The principle itself is called last-click attribution, and it’s used to describe the belief that the final interaction a customer has with a brand before taking the desired action (becoming a client, buying a product, signing up for a list, etc.) is the most effective one.

In a recent article for industry site Internet Retailer, Robert Glazer uses the analogy of a soccer goal to describe last-click attribution. The principle would award credit only to the player who actually makes a goal in a soccer match, instead of the players who stole the ball from the other team, moved it downfield, and defended it from interception.

When marketing decisions are made based on the same type of reasoning, it can lead to some serious errors in the assessment of certain marketing channels. “Last-click attribution does not account for the entirety of the marketing budget that included brand building, email campaigns, and any number of other interactions with prospective customers,” Russell Ratshin explained in a Feb. 12 Forbes article.

The same problem presents itself when print marketing is thrown into the mix.

For example, a person might see an advertising banner or receive a direct mailer but search the company’s website online before making a purchase. Last-click attribution would give the credit for the resulting sale to search engine marketing, artificially inflating the importance of that method while discounting all the branding and marketing work done through other channels up to that point.

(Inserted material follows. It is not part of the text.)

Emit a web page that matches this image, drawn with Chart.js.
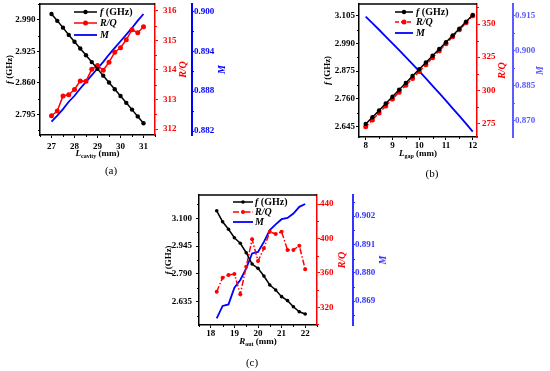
<!DOCTYPE html>
<html>
<head>
<meta charset="utf-8">
<script src="https://cdn.jsdelivr.net/npm/chart.js@4.4.1/dist/chart.umd.min.js"></script>
<style>
  body { margin: 0; background: #fff; }
  #page { position: relative; width: 550px; height: 371px; overflow: hidden; font-family: "Liberation Serif", "Times New Roman", serif; }
  canvas { position: absolute; }
  .cap { position: absolute; font-size: 11px; transform: translate(-50%, -50%); white-space: nowrap; }
</style>
</head>
<body>
<div id="page">
  <canvas id="chartA" width="240" height="165" style="left:0;top:0"></canvas>
  <canvas id="chartB" width="250" height="165" style="left:300px;top:0"></canvas>
  <canvas id="chartC" width="250" height="186" style="left:140px;top:185px"></canvas>
  <div class="cap" style="left:111px;top:170px">(a)</div>
  <div class="cap" style="left:432px;top:173px">(b)</div>
  <div class="cap" style="left:252px;top:362px">(c)</div>
</div>
<script>
// (a) cavity length sweep
const lCavity = [27, 27.25, 27.5, 27.75, 28, 28.25, 28.5, 28.75, 29, 29.25, 29.5, 29.75, 30, 30.25, 30.5, 30.75, 31];
const freqA = [3.002, 2.988, 2.974, 2.959, 2.945, 2.931, 2.917, 2.903, 2.889, 2.875, 2.861, 2.847, 2.833, 2.819, 2.805, 2.791, 2.777];
const rqA = [312.45, 312.61, 313.12, 313.16, 313.34, 313.63, 313.62, 314.02, 314.15, 313.99, 314.26, 314.60, 314.75, 315.02, 315.36, 315.26, 315.46];
const mA = [0.8834, 0.8843, 0.8853, 0.8864, 0.8873, 0.8884, 0.8894, 0.8904, 0.8914, 0.8924, 0.8935, 0.8945, 0.8955, 0.8965, 0.8975, 0.8986, 0.8996];
const xTicksA = [27, 28, 29, 30, 31];
const fTicksA = [2.795, 2.860, 2.925, 2.990];
const rqTicksA = [312, 313, 314, 315, 316];
const mTicksA = [0.882, 0.888, 0.894, 0.900];

// (b) gap length sweep
const lGap = [8, 8.25, 8.5, 8.75, 9, 9.25, 9.5, 9.75, 10, 10.25, 10.5, 10.75, 11, 11.25, 11.5, 11.75, 12];
const freqB = [2.656, 2.684, 2.712, 2.741, 2.769, 2.798, 2.826, 2.855, 2.883, 2.911, 2.939, 2.967, 2.995, 3.023, 3.051, 3.080, 3.108];
const rqB = [272.4, 277.6, 282.9, 288.1, 293.3, 298.5, 303.7, 308.9, 314.1, 319.3, 324.6, 329.8, 335.0, 340.3, 345.6, 350.9, 356.3];
const mB = [0.9144, 0.9116, 0.9088, 0.9059, 0.9030, 0.9001, 0.8971, 0.8941, 0.8911, 0.8880, 0.8848, 0.8817, 0.8785, 0.8752, 0.8720, 0.8687, 0.8653];
const xTicksB = [8, 9, 10, 11, 12];
const fTicksB = [2.645, 2.760, 2.875, 2.990, 3.105];
const rqTicksB = [275, 300, 325, 350];
const mTicksB = [0.870, 0.885, 0.900, 0.915];

// (c) outer radius sweep
const rOut = [18.25, 18.5, 18.75, 19, 19.25, 19.5, 19.75, 20, 20.25, 20.5, 20.75, 21, 21.25, 21.5, 21.75, 22];
const freqC = [3.142, 3.081, 3.039, 2.992, 2.961, 2.908, 2.845, 2.821, 2.778, 2.728, 2.700, 2.663, 2.641, 2.607, 2.579, 2.566];
const rqC = [338.1, 354.4, 357.5, 358.7, 335.1, 367.2, 399.0, 373.8, 388.5, 407.8, 405.1, 407.8, 386.6, 386.6, 391.6, 364.1];
const mC = [0.8623, 0.8671, 0.8677, 0.8742, 0.8772, 0.8817, 0.8875, 0.8881, 0.8920, 0.8966, 0.8988, 0.9008, 0.9013, 0.9030, 0.9056, 0.9067];
const xTicksC = [18, 19, 20, 21, 22];
const fTicksC = [2.635, 2.790, 2.945, 3.100];
const rqTicksC = [320, 360, 400, 440];
const mTicksC = [0.869, 0.880, 0.891, 0.902];

const SERIF = '"Liberation Serif", "Times New Roman", serif';
const RED = '#ff0000';
const BLUE = '#0000ff';

function pts(xs, ys) {
  return xs.map((x, i) => ({ x, y: ys[i] }));
}

function segFont(s, size) {
  const sz = s.sub ? Math.round(size * 0.7) : size;
  return (s.it ? 'italic ' : '') + 'bold ' + sz + 'px ' + SERIF;
}

// draw text made of pieces (italic / subscript)
function richText(ctx, segs, x, y, color, size, align) {
  let w = 0;
  segs.forEach(s => { ctx.font = segFont(s, size); w += ctx.measureText(s.t).width; });
  let cx = align === 'center' ? x - w / 2 : x;
  ctx.fillStyle = color;
  ctx.textBaseline = 'middle';
  ctx.textAlign = 'left';
  segs.forEach(s => {
    ctx.font = segFont(s, size);
    ctx.fillText(s.t, cx, y + (s.sub ? size * 0.3 : 0));
    cx += ctx.measureText(s.t).width;
  });
}

function minorTicks(ctx, sc) {
  const t = sc.ticks;
  if (t.length < 2) return;
  const step = t[1].value - t[0].value;
  ctx.strokeStyle = sc.options.border.color;
  ctx.lineWidth = 1;
  for (let v = t[0].value - step / 2; v <= sc.max; v += step) {
    if (v < sc.min) continue;
    const p = Math.round(sc.getPixelForValue(v)) + 0.5;
    ctx.beginPath();
    if (sc.axis === 'x') { ctx.moveTo(p, sc.top); ctx.lineTo(p, sc.top + 2); }
    else if (sc.position === 'left') { ctx.moveTo(sc.right, p); ctx.lineTo(sc.right - 2, p); }
    else { ctx.moveTo(sc.left, p); ctx.lineTo(sc.left + 2, p); }
    ctx.stroke();
  }
}

const legendLabels = [
  [{ t: 'f', it: true }, { t: ' (GHz)' }],
  [{ t: 'R/Q', it: true }],
  [{ t: 'M', it: true }]
];

const decoPlugin = {
  id: 'deco',
  afterDraw(chart, args, o) {
    const ctx = chart.ctx;
    const a = chart.chartArea;
    ctx.save();
    // top frame line
    ctx.strokeStyle = '#000';
    ctx.lineWidth = 1.5;
    ctx.beginPath();
    ctx.moveTo(a.left, a.top);
    ctx.lineTo(a.right, a.top);
    ctx.stroke();

    Object.values(chart.scales).forEach(sc => minorTicks(ctx, sc));

    // axis titles
    const midY = (a.top + a.bottom) / 2;
    const rot = (segs, x, color, size) => {
      ctx.save();
      ctx.translate(x, midY);
      ctx.rotate(-Math.PI / 2);
      richText(ctx, segs, 0, 0, color, size, 'center');
      ctx.restore();
    };
    rot([{ t: 'f', it: true }, { t: ' (GHz)' }], o.fX, '#000', 9);
    rot([{ t: 'R/Q', it: true }], o.rqX, RED, 10);
    rot([{ t: 'M', it: true }], o.mX, o.mColor, 10);
    richText(ctx, o.xTitle, (a.left + a.right) / 2, o.xY, '#000', 9, 'center');

    // legend
    chart.data.datasets.forEach((ds, i) => {
      const y = o.rows[i];
      ctx.strokeStyle = ds.borderColor;
      ctx.lineWidth = ds.borderWidth;
      ctx.setLineDash(ds.borderDash || []);
      ctx.beginPath();
      ctx.moveTo(o.lx0, y);
      ctx.lineTo(o.lx1, y);
      ctx.stroke();
      ctx.setLineDash([]);
      if (ds.pointRadius) {
        ctx.fillStyle = ds.borderColor;
        ctx.beginPath();
        ctx.arc((o.lx0 + o.lx1) / 2, y, ds.pointRadius, 0, Math.PI * 2);
        ctx.fill();
      }
      richText(ctx, legendLabels[i], o.tx, y, '#000', 10, 'left');
    });
    ctx.restore();
  }
};

function yScale(p) {
  return {
    type: 'linear',
    position: p.pos,
    weight: p.weight,
    min: p.min,
    max: p.max,
    afterBuildTicks: sc => { sc.ticks = p.ticks.map(v => ({ value: v })); },
    afterFit: sc => { sc.width = p.width; sc.paddingTop = 0; sc.paddingBottom = 0; },
    grid: { drawOnChartArea: false, tickLength: p.tick, color: p.color, tickWidth: 1 },
    border: { color: p.color, width: p.bw },
    ticks: {
      color: p.color,
      padding: p.pad,
      font: { family: SERIF, size: 9, weight: 'bold' },
      callback: v => v.toFixed(p.dec)
    }
  };
}

function panel(id, c) {
  new Chart(document.getElementById(id), {
    type: 'line',
    data: {
      datasets: [
        { label: 'f (GHz)', data: pts(c.x, c.f), yAxisID: 'y', borderColor: '#000', backgroundColor: '#000',
          borderWidth: 1.5, pointRadius: c.fR, pointBorderWidth: 0, pointBackgroundColor: '#000' },
        { label: 'R/Q', data: pts(c.x, c.rq), yAxisID: 'yR', borderColor: RED, backgroundColor: RED,
          borderWidth: 1.5, borderDash: c.rqDash, pointRadius: c.rqR, pointBorderWidth: 0, pointBackgroundColor: RED },
        { label: 'M', data: pts(c.x, c.m), yAxisID: 'yM', borderColor: BLUE, backgroundColor: BLUE,
          borderWidth: 1.8, pointRadius: 0 }
      ]
    },
    options: {
      responsive: false,
      animation: false,
      events: [],
      layout: { padding: { top: c.top, left: 0, right: 0, bottom: 0 } },
      plugins: {
        legend: { display: false },
        tooltip: { enabled: false },
        deco: c.deco
      },
      scales: {
        x: {
          type: 'linear',
          position: 'bottom',
          min: c.xMin,
          max: c.xMax,
          afterBuildTicks: sc => { sc.ticks = c.xTicks.map(v => ({ value: v })); },
          afterFit: sc => { sc.height = c.xH; sc.paddingLeft = 0; sc.paddingRight = 0; },
          grid: { drawOnChartArea: false, tickLength: 3, color: '#000' },
          border: { color: '#000', width: 1.5 },
          ticks: { color: '#000', padding: c.xPad, font: { family: SERIF, size: 9, weight: 'bold' } }
        },
        y: yScale({ pos: 'left', weight: 0, min: c.fMin, max: c.fMax, ticks: c.fTicks, width: c.lW,
                    tick: 3, pad: c.lPad, color: '#000', bw: 1.5, dec: 3 }),
        yR: yScale({ pos: 'right', weight: 0, min: c.rqMin, max: c.rqMax, ticks: c.rqTicks, width: c.rW,
                     tick: 3, pad: c.rPad, color: RED, bw: 1.5, dec: 0 }),
        yM: yScale({ pos: 'right', weight: 1, min: c.mMin, max: c.mMax, ticks: c.mTicks, width: c.mW,
                     tick: 2, pad: 0, color: c.mAxis, bw: 2, dec: 3 })
      }
    },
    plugins: [decoPlugin]
  });
}

panel('chartA', {
  x: lCavity, f: freqA, rq: rqA, m: mA,
  xTicks: xTicksA, fTicks: fTicksA, rqTicks: rqTicksA, mTicks: mTicksA,
  xMin: 26.5, xMax: 31.5, fMin: 2.7527, fMax: 3.0227, rqMin: 311.8, rqMax: 316.23, mMin: 0.8814, mMax: 0.9011,
  top: 3, xH: 30, lW: 40, rW: 37, mW: 48, xPad: 3, lPad: 1.5, rPad: 5,
  fR: 2.2, rqR: 2.5, rqDash: [], mAxis: BLUE,
  deco: { fX: 10, rqX: 183, mX: 222, xY: 154, mColor: BLUE,
          xTitle: [{ t: 'L', it: true }, { t: 'cavity', sub: true }, { t: ' (mm)' }],
          lx0: 74, lx1: 97, tx: 100, rows: [12, 23, 35] }
});

panel('chartB', {
  x: lGap, f: freqB, rq: rqB, m: mB,
  xTicks: xTicksB, fTicks: fTicksB, rqTicks: rqTicksB, mTicks: mTicksB,
  xMin: 7.75, xMax: 12.16, fMin: 2.602, fMax: 3.1535, rqMin: 264.7, rqMax: 365.1, mMin: 0.863, mMax: 0.9198,
  top: 4, xH: 28, lW: 59, rW: 36, mW: 37, xPad: 0, lPad: 1, rPad: 2,
  fR: 2.2, rqR: 2.5, rqDash: [4, 2], mAxis: '#5b5bff',
  deco: { fX: 28, rqX: 202, mX: 240, xY: 154, mColor: '#5b5bff',
          xTitle: [{ t: 'L', it: true }, { t: 'gap', sub: true }, { t: ' (mm)' }],
          lx0: 95, lx1: 113, tx: 116, rows: [12, 22, 33] }
});

panel('chartC', {
  x: rOut, f: freqC, rq: rqC, m: mC,
  xTicks: xTicksC, fTicks: fTicksC, rqTicks: rqTicksC, mTicks: mTicksC,
  xMin: 17.5, xMax: 22.5, fMin: 2.505, fMax: 3.23, rqMin: 299.4, rqMax: 450.5, mMin: 0.8597, mMax: 0.9102,
  top: 10, xH: 46, lW: 59, rW: 36, mW: 37, xPad: 0, lPad: 4, rPad: 0,
  fR: 1.8, rqR: 2, rqDash: [6, 2, 1.5, 2], mAxis: '#3333ff',
  deco: { fX: 29, rqX: 202, mX: 243, xY: 157, mColor: '#3333ff',
          xTitle: [{ t: 'R', it: true }, { t: 'out', sub: true }, { t: ' (mm)' }],
          lx0: 93, lx1: 113, tx: 115, rows: [17, 27, 37] }
});
</script>
</body>
</html>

Print advertising is an important part of company’s branding, but the direct results can be difficult to measure,” said Adam Sturm, president of Apple Visual Graphics. “We recommend that any print campaign have clear goals and an easy way to measure the results. For example, if you’re company is doing a direct mail campaign we would like to see a code on the mailer that the customer would use to get a discount upon checkout.”
Multi-Channel Attribution Methods
The growing solution to the obvious flaws of last-click attribution is a system called multi-channel attribution.

In this strategy, marketers track not only the interactions that lead to sales, but instead map all the interactions each customer has had with a brand. As Ratshin explains, multi-channel methods use analyses to track sequences of many actions in order to establish a fuller idea of the relationship between a consumer and a business.

There are, of course, channels that are difficult to account for in this model. If someone sees a Nikon product placement in a film and then buys a Nikon online, the first part of that interaction will probably be missed. But the overall picture is still more nuanced than one that would be produced by a last-click analysis.

Marketers intimidated by the more in-depth process probably aren’t alone. But there’s no way around it if marketing data is to better reflect the way various channels actually impact outcomes. “If that sounds complex,” Ratshin sums up, “well, so is life.”